■ Prompt
Give back the full listing, character for character, with no pictures.

■ Source material
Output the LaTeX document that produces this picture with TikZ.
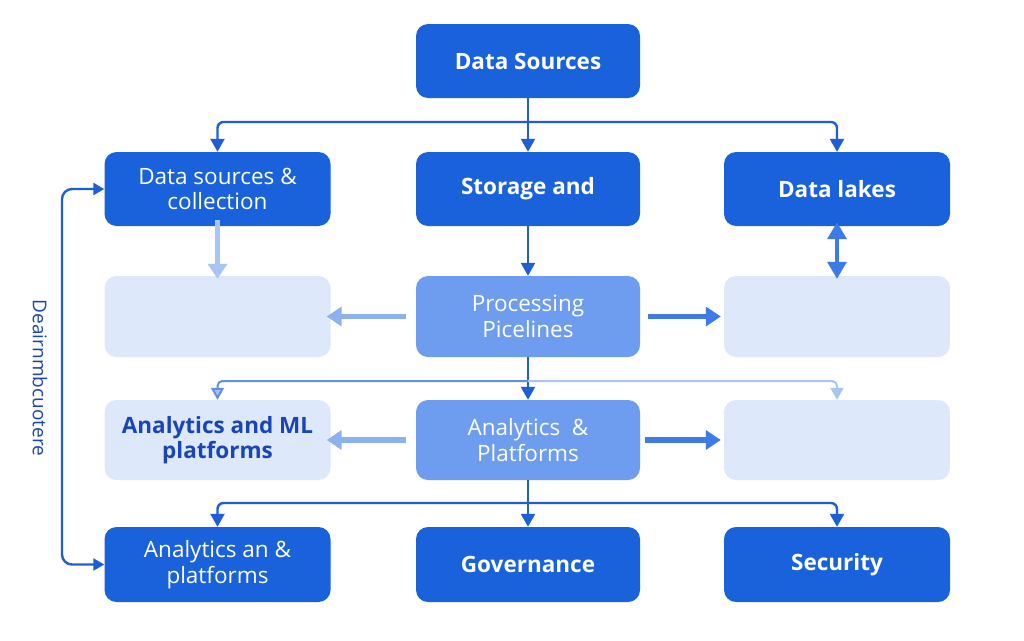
\documentclass[tikz,border=0pt]{standalone}
\usepackage{fontspec}
\setmainfont{Open Sans}
\usetikzlibrary{arrows.meta}
\definecolor{dk}{HTML}{1A62DC}
\definecolor{md}{HTML}{6E9DF0}
\definecolor{lt}{HTML}{DDE9FB}
\definecolor{ln}{HTML}{1F5FD6}
\definecolor{fd}{HTML}{A8C5F3}
\definecolor{fm}{HTML}{8DB1EF}
\definecolor{ar}{HTML}{3F7BE6}
\definecolor{tx}{HTML}{1A45B5}
\begin{document}
\begin{tikzpicture}[x=1pt,y=-1pt,
  box/.style={rounded corners=12pt, align=center, inner sep=0pt, minimum width=226pt, font=\fontsize{22.5}{25.5}\selectfont},
  bold/.style={font=\fontsize{22.5}{25.5}\selectfont\bfseries},
  dkbox/.style={box, fill=dk, text=white},
  mdbox/.style={box, fill=md, text=white},
  ltbox/.style={box, fill=lt, text=tx},
  conn/.style={draw=ln, line width=2.4pt, -{Triangle[length=13pt,width=14pt]}},
  fat/.style={line width=5.5pt, -{Triangle[length=15pt,width=19pt]}},
]
\useasboundingbox[fill=white] (0,0) rectangle (1024,640);

% nodes
\node[dkbox, bold, minimum width=224pt, minimum height=74pt] (src) at (528,61) {Data Sources};

\node[dkbox, minimum height=74pt] (r1l) at (217.5,189) {Data sources \&\\collection};
\node[dkbox, bold, minimum width=224pt, minimum height=74pt] (r1c) at (528,189) {Storage and};
\node[dkbox, bold, minimum height=74pt] (r1r) at (837,189) {Data lakes};

\node[ltbox, minimum height=81pt] (r2l) at (217.5,316.5) {};
\node[mdbox, minimum width=224pt, minimum height=81pt] (r2c) at (528,316.5) {Processing\\Picelines};
\node[ltbox, minimum height=81pt] (r2r) at (837,316.5) {};

\node[ltbox, bold, minimum height=80pt] (r3l) at (217.5,440) {Analytics and ML\\platforms};
\node[mdbox, minimum width=224pt, minimum height=80pt] (r3c) at (528,440) {Analytics~~\&\\Platforms};
\node[ltbox, minimum height=80pt] (r3r) at (837,440) {};

\node[dkbox, minimum height=75pt] (r4l) at (217.5,564.5) {Analytics an \&\\platforms};
\node[dkbox, bold, minimum width=224pt, minimum height=75pt] (r4c) at (528,564.5) {Governance};
\node[dkbox, bold, minimum height=75pt] (r4r) at (837,564.5) {Security};

\node[rotate=-90, text=tx, font=\fontsize{19}{22}\selectfont] (side) at (40,378) {Deairnmbcuotere};

% branch points
\coordinate (b1) at (528,122);
\coordinate (b2) at (528,381);
\coordinate (b3) at (528,503);
\coordinate (lc1) at (62,189);
\coordinate (lc2) at (62,564.5);

% top fan-out
\draw[conn] (src.south) -- (r1c.north);
\draw[conn, rounded corners=6pt] (b1) -| (r1l.north);
\draw[conn, rounded corners=6pt] (b1) -| (r1r.north);

% row1 -> row2
\draw[fat, draw=fd] ([yshift=6pt]r1l.south) -- ([yshift=-3pt]r2l.north);
\draw[conn] (r1c.south) -- (r2c.north);
\draw[draw=ar, line width=3.5pt, {Triangle[length=17pt,width=19pt]}-{Triangle[length=17pt,width=19pt]}] ([yshift=4pt]r1r.south) -- ([yshift=-3pt]r2r.north);

% row2 sideways
\draw[fat, draw=fm] ([xshift=-10pt]r2c.west) -- ([xshift=-4pt]r2l.east);
\draw[fat, draw=ar] ([xshift=8pt]r2c.east) -- ([xshift=-3pt]r2r.west);

% row2 -> row3
\draw[conn] (r2c.south) -- (r3c.north);
\draw[draw=ln!70!white, line width=2pt, rounded corners=5pt, -{Triangle[length=12pt,width=13pt, fill=fd]}] (b2) -| (r3l.north);
\draw[draw=fd, line width=2pt, rounded corners=5pt, -{Triangle[length=12pt,width=13pt]}] (b2) -| (r3r.north);

% row3 sideways
\draw[fat, draw=fm] ([xshift=-10pt]r3c.west) -- ([xshift=-4pt]r3l.east);
\draw[fat, draw=ar] ([xshift=5pt]r3c.east) -- ([xshift=-3pt]r3r.west);

% bottom fan-out
\draw[conn] (r3c.south) -- (r4c.north);
\draw[conn, rounded corners=6pt] (b3) -| (r4l.north);
\draw[conn, rounded corners=6pt] (b3) -| (r4r.north);

% feedback loop on the left
\draw[draw=ln, line width=2.4pt, rounded corners=10pt, {Triangle[length=11pt,width=12pt]}-{Triangle[length=11pt,width=12pt]}] (r4l.west) -- (lc2) -- (lc1) -- (r1l.west);
\end{tikzpicture}
\end{document}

■ Result below
Output the LaTeX document that produces this picture with TikZ.
\documentclass[tikz,border=0pt]{standalone}
\usepackage{fontspec}
\setmainfont{Open Sans}
\usetikzlibrary{arrows.meta}
\definecolor{dk}{HTML}{1A62DC}
\definecolor{md}{HTML}{6E9DF0}
\definecolor{lt}{HTML}{DDE9FB}
\definecolor{ln}{HTML}{1F5FD6}
\definecolor{fd}{HTML}{A8C5F3}
\definecolor{fm}{HTML}{8DB1EF}
\definecolor{ar}{HTML}{3F7BE6}
\definecolor{tx}{HTML}{1A45B5}
\begin{document}
\begin{tikzpicture}[x=1pt,y=-1pt,
  box/.style={rounded corners=12pt, align=center, inner sep=0pt, minimum width=226pt, font=\fontsize{22.5}{25.5}\selectfont},
  bold/.style={font=\fontsize{22.5}{25.5}\selectfont\bfseries},
  dkbox/.style={box, fill=dk, text=white},
  mdbox/.style={box, fill=md, text=white},
  ltbox/.style={box, fill=lt, text=tx},
  conn/.style={draw=ln, line width=2.4pt, -{Triangle[length=13pt,width=14pt]}},
  fat/.style={line width=5.5pt, -{Triangle[length=15pt,width=19pt]}},
]
\useasboundingbox[fill=white] (0,0) rectangle (1024,640);

% nodes
\node[dkbox, bold, minimum width=224pt, minimum height=74pt] (src) at (528,61) {Data Sources};

\node[dkbox, minimum height=74pt] (r1l) at (217.5,189) {Data sources \&\\collection};
\node[dkbox, bold, minimum width=224pt, minimum height=74pt] (r1c) at (528,189) {Storage and};
\node[dkbox, bold, minimum height=74pt] (r1r) at (837,189) {Data lakes};

\node[ltbox, minimum height=81pt] (r2l) at (217.5,316.5) {};
\node[mdbox, minimum width=224pt, minimum height=81pt] (r2c) at (528,316.5) {Processing\\Picelines};
\node[ltbox, minimum height=81pt] (r2r) at (837,316.5) {};

\node[ltbox, bold, minimum height=80pt] (r3l) at (217.5,440) {Analytics and ML\\platforms};
\node[mdbox, minimum width=224pt, minimum height=80pt] (r3c) at (528,440) {Analytics~~\&\\Platforms};
\node[ltbox, minimum height=80pt] (r3r) at (837,440) {};

\node[dkbox, minimum height=75pt] (r4l) at (217.5,564.5) {Analytics an \&\\platforms};
\node[dkbox, bold, minimum width=224pt, minimum height=75pt] (r4c) at (528,564.5) {Governance};
\node[dkbox, bold, minimum height=75pt] (r4r) at (837,564.5) {Security};

\node[rotate=-90, text=tx, font=\fontsize{19}{22}\selectfont] (side) at (40,378) {Deairnmbcuotere};

% branch points
\coordinate (b1) at (528,122);
\coordinate (b2) at (528,381);
\coordinate (b3) at (528,503);
\coordinate (lc1) at (62,189);
\coordinate (lc2) at (62,564.5);

% top fan-out
\draw[conn] (src.south) -- (r1c.north);
\draw[conn, rounded corners=6pt] (b1) -| (r1l.north);
\draw[conn, rounded corners=6pt] (b1) -| (r1r.north);

% row1 -> row2
\draw[fat, draw=fd] ([yshift=6pt]r1l.south) -- ([yshift=-3pt]r2l.north);
\draw[conn] (r1c.south) -- (r2c.north);
\draw[draw=ar, line width=3.5pt, {Triangle[length=17pt,width=19pt]}-{Triangle[length=17pt,width=19pt]}] ([yshift=4pt]r1r.south) -- ([yshift=-3pt]r2r.north);

% row2 sideways
\draw[fat, draw=fm] ([xshift=-10pt]r2c.west) -- ([xshift=-4pt]r2l.east);
\draw[fat, draw=ar] ([xshift=8pt]r2c.east) -- ([xshift=-3pt]r2r.west);

% row2 -> row3
\draw[conn] (r2c.south) -- (r3c.north);
\draw[draw=ln!70!white, line width=2pt, rounded corners=5pt, -{Triangle[length=12pt,width=13pt, fill=fd]}] (b2) -| (r3l.north);
\draw[draw=fd, line width=2pt, rounded corners=5pt, -{Triangle[length=12pt,width=13pt]}] (b2) -| (r3r.north);

% row3 sideways
\draw[fat, draw=fm] ([xshift=-10pt]r3c.west) -- ([xshift=-4pt]r3l.east);
\draw[fat, draw=ar] ([xshift=5pt]r3c.east) -- ([xshift=-3pt]r3r.west);

% bottom fan-out
\draw[conn] (r3c.south) -- (r4c.north);
\draw[conn, rounded corners=6pt] (b3) -| (r4l.north);
\draw[conn, rounded corners=6pt] (b3) -| (r4r.north);

% feedback loop on the left
\draw[draw=ln, line width=2.4pt, rounded corners=10pt, {Triangle[length=11pt,width=12pt]}-{Triangle[length=11pt,width=12pt]}] (r4l.west) -- (lc2) -- (lc1) -- (r1l.west);
\end{tikzpicture}
\end{document}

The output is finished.